→ SET PROBLEM
Answer with a single number: the count of lines that include the string "this".

· · ·

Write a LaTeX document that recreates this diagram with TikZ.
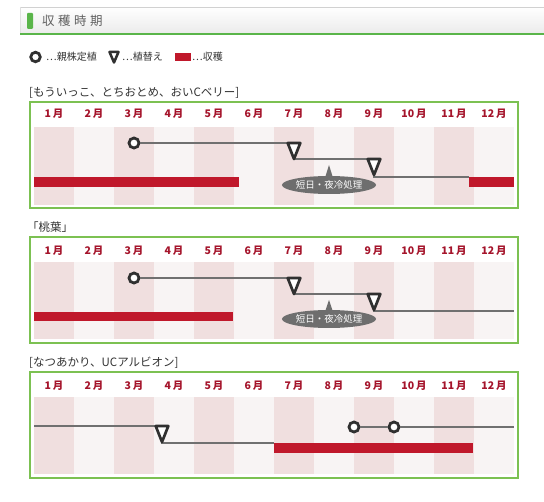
\documentclass[tikz,border=0pt]{standalone}
\usepackage{fontspec}
\setmainfont{Noto Sans CJK JP}
\newfontfamily\titlefont{Noto Sans CJK JP}[LetterSpace=28]
\usetikzlibrary{calc,shapes.geometric}
\definecolor{pinkcol}{HTML}{F0DFDF}
\definecolor{lightcol}{HTML}{F8F4F4}
\definecolor{harvest}{HTML}{C0182B}
\definecolor{monthred}{HTML}{A5142B}
\definecolor{boxgreen}{HTML}{7CC152}
\definecolor{headgreen}{HTML}{5AB54A}
\definecolor{linegray}{HTML}{707070}
\definecolor{markdark}{HTML}{303030}
\definecolor{callgray}{HTML}{6E6E6E}
\definecolor{textdark}{HTML}{333333}
\tikzset{
  panelframe/.style={draw=boxgreen,line width=1.3pt,fill=white},
  monthlbl/.style={text=monthred,font=\fontsize{10.5}{10.5}\selectfont\bfseries,inner sep=0pt},
  conn/.style={draw=linegray,line width=2.2pt},
  plantmark/.style={circle,draw=markdark,line width=2.8pt,fill=white,inner sep=0pt,minimum size=10pt},
  trimark/.style={draw=markdark,line width=2.7pt,fill=white,line join=round},
  callout/.style={ellipse,fill=callgray,text=white,inner sep=0pt,minimum width=72pt,minimum height=18pt,font=\fontsize{9.5}{9.5}\selectfont},
  panellbl/.style={anchor=west,inner sep=0pt,text=textdark,font=\fontsize{11.5}{11.5}\selectfont},
  legendtxt/.style={anchor=west,inner sep=0pt,text=textdark,font=\fontsize{10}{10}\selectfont},
}
\newcommand\chartpanel[6]{%
  \draw[panelframe] (30,#2) rectangle (518,#3);
  \foreach \m in {1,...,12}{%
    \pgfmathsetmacro\xl{34+40*(\m-1)}%
    \pgfmathsetmacro\xr{\xl+40}%
    \ifodd\m \def\cc{pinkcol}\else\def\cc{lightcol}\fi
    \fill[\cc] (\xl,#5) rectangle (\xr,#6);
    \node[monthlbl] (#1m\m) at ({\xl+20},#4) {\m\hspace{2pt}月};
  }}
\newcommand\trimk[1]{%
  \draw[trimark] ($(#1)+(-6.3,0)$) -- ($(#1)+(6.3,0)$) -- ($(#1)+(0,16)$) -- cycle;}
\begin{document}
\begin{tikzpicture}[x=1pt,y=-1pt]
\useasboundingbox (0,0) rectangle (544,502);
\fill[white] (0,0) rectangle (544,502);
% header
\shade[top color=white,bottom color=black!8] (20,7) rectangle (544,34);
\draw[black!18,line width=0.8pt] (20,7) -- (544,7);
\draw[black!12,line width=0.8pt] (20,7) -- (20,34);
\draw[headgreen,line width=2pt] (20,34.5) -- (544,34.5);
\fill[headgreen,rounded corners=1pt] (27,13) rectangle (33,29);
\node[anchor=west,inner sep=0pt,text=black!62] (title) at (42,21) {\titlefont\fontsize{12.5}{12.5}\selectfont 収穫時期};
% legend
\node[plantmark,minimum size=9.5pt] (lgc) at (35.5,57) {};
\node[legendtxt] (lgct) at (46,57) {…親株定植};
\coordinate (lgt) at (114,52);
\draw[trimark,line width=2.5pt] ($(lgt)+(-4.5,0)$) -- ($(lgt)+(4.5,0)$) -- ($(lgt)+(0,10.5)$) -- cycle;
\node[legendtxt] (lgtt) at (122,57) {…植替え};
\fill[harvest] (175,53.5) rectangle (191,61);
\node[legendtxt] (lgrt) at (192,57) {…収穫};
% ---------- panel 1
\node[panellbl] (lbl1) at (29,93) {[もういっこ、とちおとめ、おいCベリー]};
\chartpanel{a}{102}{208}{114}{127}{205}
\fill[harvest] (34,177) rectangle (239,187);
\fill[harvest] (469,177) rectangle (514,187);
\node[plantmark] (ac1) at (134,143) {};
\coordinate (at1) at (294,143);
\coordinate (at1b) at (294,159);
\coordinate (at2) at (374,159);
\coordinate (at2b) at (374,175);
\coordinate (ae) at (469,177);
\draw[conn] (ac1) -- (at1);
\draw[conn] (at1b) -- (at2);
\draw[conn] (at2b) -- (at2b|-ae) -- (ae);
\trimk{at1}
\trimk{at2}
\node[callout] (ak) at (329,185) {短日・夜冷処理};
\coordinate (aktip) at (329,165);
\fill[callgray] (aktip) -- ($(ak.north)+(4,2)$) -- ($(ak.north)+(-4,2)$) -- cycle;
% ---------- panel 2
\node[panellbl] (lbl2) at (27,227) {「桃葉」};
\chartpanel{b}{237}{343}{251}{262}{339}
\fill[harvest] (34,312) rectangle (233,321);
\node[plantmark] (bc1) at (134,278) {};
\coordinate (bt1) at (294,278);
\coordinate (bt1b) at (294,294);
\coordinate (bt2) at (374,294);
\coordinate (bt2b) at (374,310);
\coordinate (be) at (514,311);
\draw[conn] (bc1) -- (bt1);
\draw[conn] (bt1b) -- (bt2);
\draw[conn] (bt2b) -- (bt2b|-be) -- (be);
\trimk{bt1}
\trimk{bt2}
\node[callout] (bk) at (329,319) {短日・夜冷処理};
\coordinate (bktip) at (329,300);
\fill[callgray] (bktip) -- ($(bk.north)+(4,2)$) -- ($(bk.north)+(-4,2)$) -- cycle;
% ---------- panel 3
\node[panellbl] (lbl3) at (29,363) {[なつあかり、UCアルビオン]};
\chartpanel{c}{372}{478}{386}{397}{474}
\fill[harvest] (274,443) rectangle (473,453);
\coordinate (cs) at (34,426);
\coordinate (ct1) at (162,426);
\coordinate (ct1b) at (162,442);
\coordinate (ce1) at (274,443);
\node[plantmark] (cc1) at (354,427) {};
\node[plantmark] (cc2) at (394,427) {};
\coordinate (ce2) at (514,427);
\draw[conn] (cs) -- (ct1);
\draw[conn] (ct1b) -- (ct1b|-ce1) -- (ce1);
\draw[conn] (cc1) -- (cc2);
\draw[conn] (cc2) -- (ce2);
\trimk{ct1}
\end{tikzpicture}
\end{document}
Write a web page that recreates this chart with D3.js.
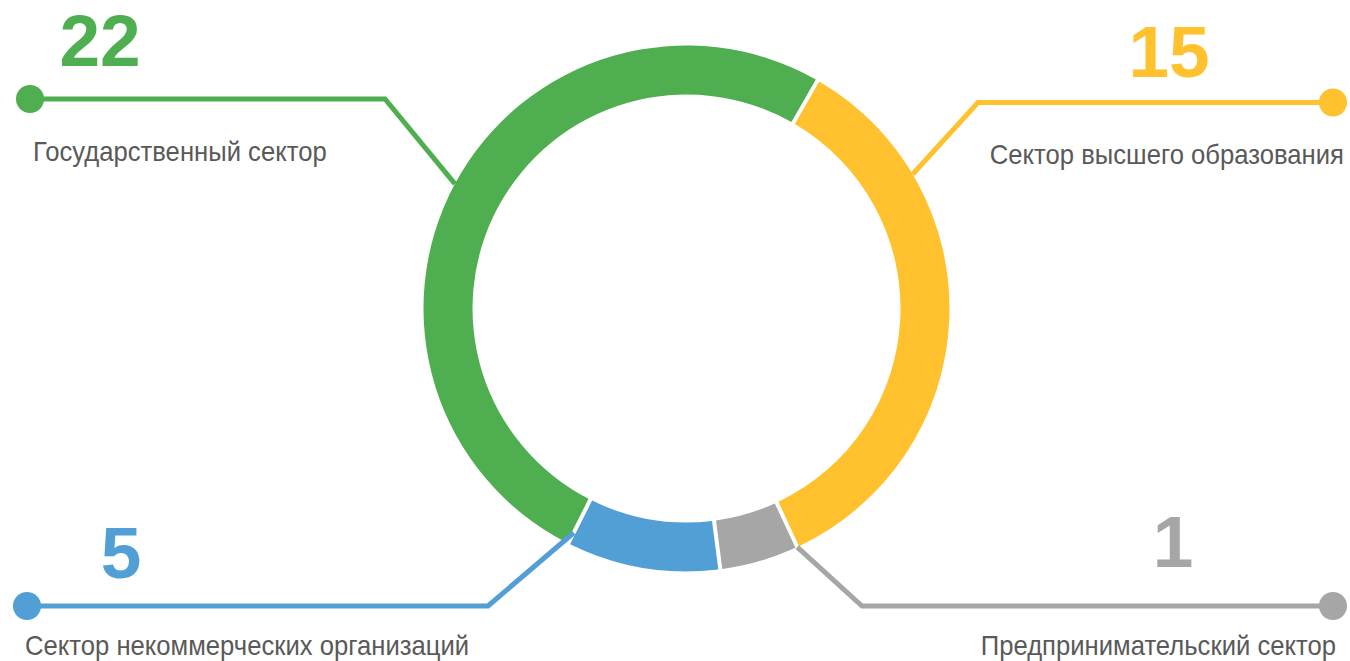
<!DOCTYPE html>
<html>
<head>
<meta charset="utf-8">
<script src="https://cdn.jsdelivr.net/npm/d3@7"></script>
<style>
  body { margin: 0; background: #fff; }
  svg { display: block; }
  .num { font-family: "Liberation Sans", Arial, sans-serif; font-weight: bold; font-size: 73px; }
  .label { font-family: "Liberation Sans", Arial, sans-serif; font-size: 27px; fill: #595959; }
</style>
</head>
<body>
<svg id="ring-chart"></svg>
<script>
// data
let sectors = [
  "Государственный сектор",
  "Сектор высшего образования",
  "Предпринимательский сектор",
  "Сектор некоммерческих организаций"
]
let counts = [22, 15, 1, 5]        // numbers printed next to each sector
let sliceSizes = [22, 15, 2, 4]    // how big the slices look on the ring
let sectorColors = ["#4FAE4F", "#FFC22E", "#A6A6A6", "#529FD6"]

let width = 1350, height = 661
let cx = 686.5, cy = 308.5
let rOuter = 263, rInner = 214

let svg = d3.select("#ring-chart")
  .attr("width", width)
  .attr("height", height)

// annotation layout (where the callouts sit, not data)
// along = where on its slice the leader line touches (0 = start, 1 = end)
let callouts = [
  { side: "left",  rowY: 99,    dotX: 30,   elbowX: 385, along: 0.5,  rEnd: rOuter,      numX: 100,  numY: 66,  labelX: 33,   labelY: 161 },
  { side: "right", rowY: 102.5, dotX: 1333, elbowX: 978, along: 0.235, rEnd: rOuter,     numX: 1169, numY: 77,  labelX: 1344, labelY: 164 },
  { side: "right", rowY: 606,   dotX: 1333, elbowX: 862, along: 0,    rEnd: rOuter,      numX: 1173, numY: 567, labelX: 1336, labelY: 655 },
  { side: "left",  rowY: 606,   dotX: 27,   elbowX: 488, along: 1,    rEnd: rOuter - 12, numX: 121,  numY: 578, labelX: 25,   labelY: 655 }
]

let startDeg = 206.7
let padR = 240
let labelSquash = 0.95

let pie = d3.pie()
  .sort(null)
  .value(d => d)
  .startAngle(startDeg * Math.PI / 180)
  .endAngle(startDeg * Math.PI / 180 + 2 * Math.PI)
  .padAngle(4 / padR)

let arcs = pie(sliceSizes)

let arc = d3.arc()
  .innerRadius(rInner)
  .outerRadius(rOuter)
  .padRadius(padR)

let ring = svg.append("g")
  .attr("transform", `translate(${cx},${cy})`)

ring.selectAll("path")
  .data(arcs)
  .join("path")
  .attr("fill", (d, i) => sectorColors[i])
  .attr("d", arc)

// leader lines
let line = d3.line()

let leaders = svg.append("g")

arcs.forEach((a, i) => {
  let c = callouts[i]
  let ang = a.startAngle + (a.endAngle - a.startAngle) * c.along
  let p = d3.pointRadial(ang, c.rEnd)
  let pts = [[c.dotX, c.rowY], [c.elbowX, c.rowY], [cx + p[0], cy + p[1]]]

  leaders.append("path")
    .attr("d", line(pts))
    .attr("fill", "none")
    .attr("stroke", sectorColors[i])
    .attr("stroke-width", 5)
    .attr("stroke-linejoin", "miter")

  leaders.append("circle")
    .attr("cx", c.dotX)
    .attr("cy", c.rowY)
    .attr("r", 14)
    .attr("fill", sectorColors[i])

  svg.append("text")
    .attr("class", "num")
    .attr("x", c.numX)
    .attr("y", c.numY)
    .attr("text-anchor", "middle")
    .attr("fill", sectorColors[i])
    .text(counts[i])

  // labels are a little narrower than the plain font
  svg.append("text")
    .attr("class", "label")
    .attr("transform", `translate(${c.labelX},${c.labelY}) scale(${labelSquash},1)`)
    .attr("text-anchor", c.side == "left" ? "start" : "end")
    .text(sectors[i])
})
</script>
</body>
</html>
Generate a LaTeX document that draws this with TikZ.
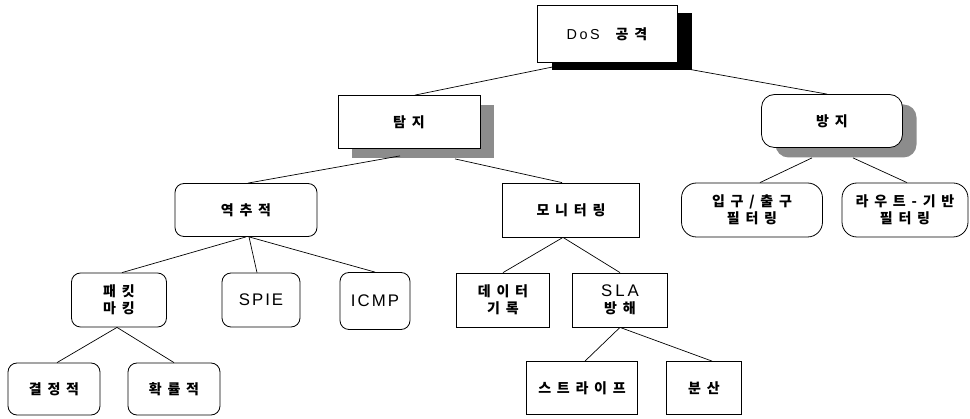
\documentclass[tikz,border=0pt]{standalone}
\usepackage{fontspec}
\setmainfont{Noto Sans CJK KR}[WordSpace=1.8]
\newfontfamily\latfont{Liberation Sans}[LetterSpace=12, Scale=1.2]
\usetikzlibrary{shadows}
\newcommand{\en}[1]{{\latfont\mdseries #1}}
\begin{document}
\begin{tikzpicture}[x=1pt,y=-1pt]
\tikzstyle{every node}+=[inner sep=0pt, align=center, font=\fontsize{14}{17}\selectfont\bfseries]
\tikzstyle{sqbox}=[draw=black, line width=0.8pt, fill=white, minimum height=54pt]
\tikzstyle{rdbox}=[sqbox, rounded corners=9pt]
\tikzstyle{darkshadow}=[drop shadow={shadow xshift=15pt, shadow yshift=-8pt, fill=black, opacity=1}]
\tikzstyle{greyshadow}=[drop shadow={shadow xshift=14pt, shadow yshift=-10pt, fill=black!45, opacity=1}]
\tikzstyle{link}=[black, line width=0.7pt]
\useasboundingbox (0,0) rectangle (970,419);
\node [sqbox, darkshadow, minimum width=140pt, minimum height=57pt] (dos) at (607,34) {{\fontsize{12}{15}\selectfont\en{D\hspace{2.5pt}o\hspace{2.5pt}S}}\hspace{16pt}공 격};
\node [sqbox, greyshadow, minimum width=142pt, minimum height=53pt] (detect) at (409,122) {탐 지};
\node [rdbox, greyshadow, rounded corners=13pt, minimum width=141pt, minimum height=53pt] (prevent) at (832,121) {방 지};
\node [rdbox, minimum width=142pt, minimum height=53pt] (trace) at (246,210) {역 추 적};
\node [sqbox, minimum width=137pt] (monitor) at (571,210) {모 니 터 링};
\node [rdbox, rounded corners=15pt, minimum width=141pt] (ingress) at (752,210) {입 구 / 출 구\\필 터 링};
\node [rdbox, rounded corners=15pt, minimum width=126pt] (route) at (905,210) {라 우 트 - 기 반\\필 터 링};
\node [rdbox, minimum width=95pt] (mark) at (119,300) {패 킷\\마 킹};
\node [rdbox, minimum width=78pt] (spie) at (261,300) {\en{SPIE}};
\node [rdbox, minimum width=70pt, minimum height=57pt] (icmp) at (375,301) {\en{ICMP}};
\node [sqbox, minimum width=93pt] (record) at (503,300) {데 이 터\\기 록};
\node [sqbox, minimum width=95pt] (sla) at (620,300) {\en{S\hspace{3pt}L\hspace{3pt}A}\\방 해};
\node [rdbox, minimum width=92pt, minimum height=52pt] (determ) at (54,389) {결 정 적};
\node [rdbox, minimum width=92pt, minimum height=52pt] (prob) at (174,389) {확 률 적};
\node [sqbox, minimum width=111pt, minimum height=53pt] (stripe) at (582,388) {스 트 라 이 프};
\node [sqbox, minimum width=75pt, minimum height=53pt] (spread) at (704,388) {분 산};
\draw [link] ([xshift=-54pt,yshift=-4pt]dos.south) -- ([xshift=6pt]detect.north);
\draw [link] ([xshift=80pt,yshift=-6pt]dos.south) -- ([xshift=-5pt]prevent.north);
\draw [link] ([xshift=-9pt,yshift=-7pt]detect.south) -- ([xshift=2pt]trace.north);
\draw [link] ([xshift=46pt,yshift=-10pt]detect.south) -- ([xshift=-9pt]monitor.north);
\draw [link] (trace.south) -- ([xshift=3pt]mark.north);
\draw [link] ([xshift=3pt]trace.south) -- ([xshift=-4pt]spie.north);
\draw [link] ([xshift=3pt]trace.south) -- (icmp.north);
\draw [link] ([xshift=-8pt]monitor.south) -- (record.north);
\draw [link] ([xshift=-8pt]monitor.south) -- (sla.north);
\draw [link] ([xshift=-2pt]mark.south) -- ([xshift=3pt]determ.north);
\draw [link] ([xshift=-2pt]mark.south) -- (prob.north);
\draw [link] (sla.south) -- ([xshift=3pt]stripe.north);
\draw [link] (sla.south) -- ([xshift=8pt]spread.north);
\draw [link] ([xshift=-20pt,yshift=-10pt]prevent.south) -- ([xshift=8pt]ingress.north);
\draw [link] ([xshift=21pt,yshift=-10pt]prevent.south) -- ([xshift=2pt]route.north);
\end{tikzpicture}
\end{document}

· · ·

→ REPLY TO THE TASK
3